| The request |
Return the lines below exactly, from the first line to the line that contains "const legendCols = [73, 562];". Leave out pictures.
Start of Material to process
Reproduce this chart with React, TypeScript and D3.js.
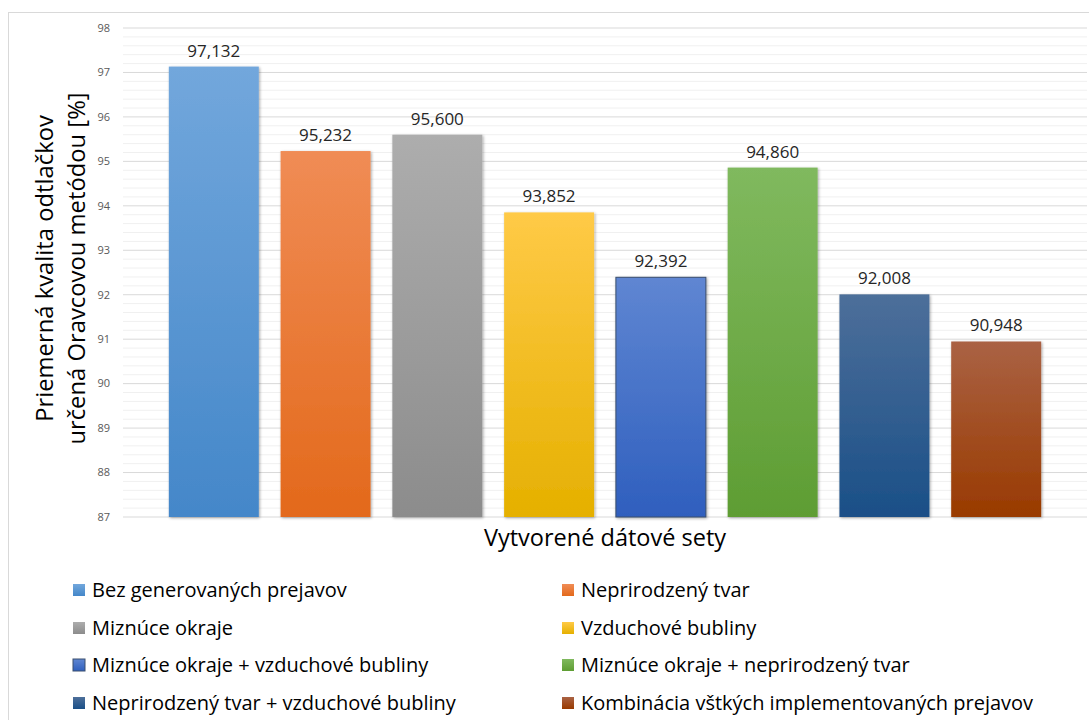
import React from "react";
import * as d3 from "d3";

const categories = [
  "Bez generovaných prejavov",
  "Neprirodzený tvar",
  "Miznúce okraje",
  "Vzduchové bubliny",
  "Miznúce okraje + vzduchové bubliny",
  "Miznúce okraje + neprirodzený tvar",
  "Neprirodzený tvar + vzduchové bubliny",
  "Kombinácia vštkých implementovaných prejavov",
];
const values = [97.132, 95.232, 95.6, 93.852, 92.392, 94.86, 92.008, 90.948];
const valueLabels = ["97,132", "95,232", "95,600", "93,852", "92,392", "94,860", "92,008", "90,948"];
const topColors = ["#72a7dc", "#f08c55", "#adadad", "#ffca47", "#5f86d2", "#80b95e", "#4d6f9a", "#aa6244"];
const bottomColors = ["#4487c9", "#e3691b", "#8c8c8c", "#e5b000", "#2f5fbe", "#5e9d33", "#1a4f87", "#993a00"];
const barStroke = [null, null, null, null, "#3b4f6e", null, null, null];
const yTicks = [87, 88, 89, 90, 91, 92, 93, 94, 95, 96, 97, 98];
const yTitleLines = ["Priemerná kvalita odtlačkov", "určená Oravcovou metódou [%]"];
const xTitle = "Vytvorené dátové sety";

const FONT = "'Open Sans', Lato, sans-serif";

export default function App() {
  const W = 1089, H = 720;
  const plot = { left: 123, right: 1087, top: 28, bottom: 517 };
  const y = d3.scaleLinear().domain([87, 98]).range([plot.bottom, plot.top]);
  const x = d3
    .scaleBand<string>()
    .domain(categories)
    .range([plot.left, plot.right])
    .paddingInner(0.195)
    .paddingOuter(0.41);
  const minor = d3.range(87, 98.001, 0.2).filter((v) => Math.abs(v - Math.round(v)) > 0.01);
  const legendRows = [590, 628, 665, 703];
  const legendCols = [73, 562];

  return (
    <svg
      width={W}
      height={H}
      style={{ position: "absolute", left: 0, top: 0, background: "#fff" }}
      fontFamily={FONT}
    >
      <defs>
        {categories.map((c, i) => (
          <linearGradient key={i} id={`g${i}`} x1="0" y1="0" x2="0" y2="1">
            <stop offset="0" stopColor={topColors[i]} />
            <stop offset="1" stopColor={bottomColors[i]} />
          </linearGradient>
        ))}
        <filter id="sh" x="-10%" y="-10%" width="130%" height="120%">
          <feGaussianBlur in="SourceAlpha" stdDeviation="1.5" />
          <feOffset dx="1" dy="1" result="b" />
          <feComponentTransfer>
            <feFuncA type="linear" slope="0.35" />
          </feComponentTransfer>
          <feMerge>
            <feMergeNode />
            <feMergeNode in="SourceGraphic" />
          </feMerge>
        </filter>
      </defs>
      <rect x={8.5} y={12.5} width={1200} height={800} fill="#fff" stroke="#d9d9d9" />
      {minor.map((v, i) => (
        <line key={"m" + i} x1={plot.left} x2={plot.right} y1={y(v)} y2={y(v)} stroke="#f0f0f0" strokeWidth={1} />
      ))}
      {yTicks.map((t) => (
        <g key={t}>
          <line x1={plot.left} x2={plot.right} y1={y(t)} y2={y(t)} stroke="#d9d9d9" strokeWidth={1} />
          <text x={110} y={y(t)} dy="0.35em" textAnchor="end" fontSize={11} fill="#595959">
            {t}
          </text>
        </g>
      ))}
      {categories.map((c, i) => (
        <g key={c}>
          <rect
            x={x(c)}
            y={y(values[i])}
            width={x.bandwidth()}
            height={plot.bottom - y(values[i])}
            fill={`url(#g${i})`}
            stroke={barStroke[i] || "none"}
            strokeWidth={barStroke[i] ? 1 : 0}
            filter="url(#sh)"
          />
          <text
            x={(x(c) as number) + x.bandwidth() / 2}
            y={y(values[i]) - 10}
            textAnchor="middle"
            fontSize={17}
            fill="#262626"
          >
            {valueLabels[i]}
          </text>
        </g>
      ))}
      <text
        x={(plot.left + plot.right) / 2}
        y={546}
        textAnchor="middle"
        fontSize={23.5}
        fill="#000"
      >
        {xTitle}
      </text>
      <g transform={`translate(61, ${(plot.top + plot.bottom) / 2 - 4}) rotate(-90)`}>
        {yTitleLines.map((l, i) => (
          <text key={i} x={0} y={i * 32 - 8} textAnchor="middle" fontSize={23.8} fill="#000">
            {l}
          </text>
        ))}
      </g>
      {categories.map((c, i) => {
        const col = i % 2;
        const row = Math.floor(i / 2);
        const lx = legendCols[col];
        const ly = legendRows[row];
        return (
          <g key={"l" + i}>
            <rect
              x={lx}
              y={ly - 6}
              width={12}
              height={12}
              fill={`url(#g${i})`}
              stroke={barStroke[i] || "none"}
            />
            <text x={lx + 19} y={ly} dy="0.35em" fontSize={20} fill="#000">
              {c}
            </text>
          </g>
        );
      })}
    </svg>
  );
}
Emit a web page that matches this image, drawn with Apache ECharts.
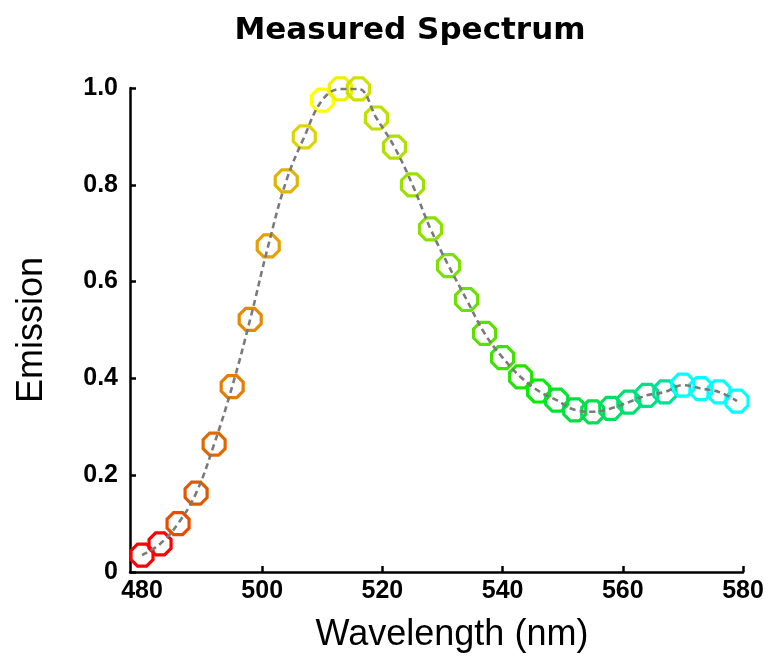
End of Material to process
| Reply |
Reproduce this chart with React, TypeScript and D3.js.
import React from "react";
import * as d3 from "d3";

const categories = [
  "Bez generovaných prejavov",
  "Neprirodzený tvar",
  "Miznúce okraje",
  "Vzduchové bubliny",
  "Miznúce okraje + vzduchové bubliny",
  "Miznúce okraje + neprirodzený tvar",
  "Neprirodzený tvar + vzduchové bubliny",
  "Kombinácia vštkých implementovaných prejavov",
];
const values = [97.132, 95.232, 95.6, 93.852, 92.392, 94.86, 92.008, 90.948];
const valueLabels = ["97,132", "95,232", "95,600", "93,852", "92,392", "94,860", "92,008", "90,948"];
const topColors = ["#72a7dc", "#f08c55", "#adadad", "#ffca47", "#5f86d2", "#80b95e", "#4d6f9a", "#aa6244"];
const bottomColors = ["#4487c9", "#e3691b", "#8c8c8c", "#e5b000", "#2f5fbe", "#5e9d33", "#1a4f87", "#993a00"];
const barStroke = [null, null, null, null, "#3b4f6e", null, null, null];
const yTicks = [87, 88, 89, 90, 91, 92, 93, 94, 95, 96, 97, 98];
const yTitleLines = ["Priemerná kvalita odtlačkov", "určená Oravcovou metódou [%]"];
const xTitle = "Vytvorené dátové sety";

const FONT = "'Open Sans', Lato, sans-serif";

export default function App() {
  const W = 1089, H = 720;
  const plot = { left: 123, right: 1087, top: 28, bottom: 517 };
  const y = d3.scaleLinear().domain([87, 98]).range([plot.bottom, plot.top]);
  const x = d3
    .scaleBand<string>()
    .domain(categories)
    .range([plot.left, plot.right])
    .paddingInner(0.195)
    .paddingOuter(0.41);
  const minor = d3.range(87, 98.001, 0.2).filter((v) => Math.abs(v - Math.round(v)) > 0.01);
  const legendRows = [590, 628, 665, 703];
  const legendCols = [73, 562];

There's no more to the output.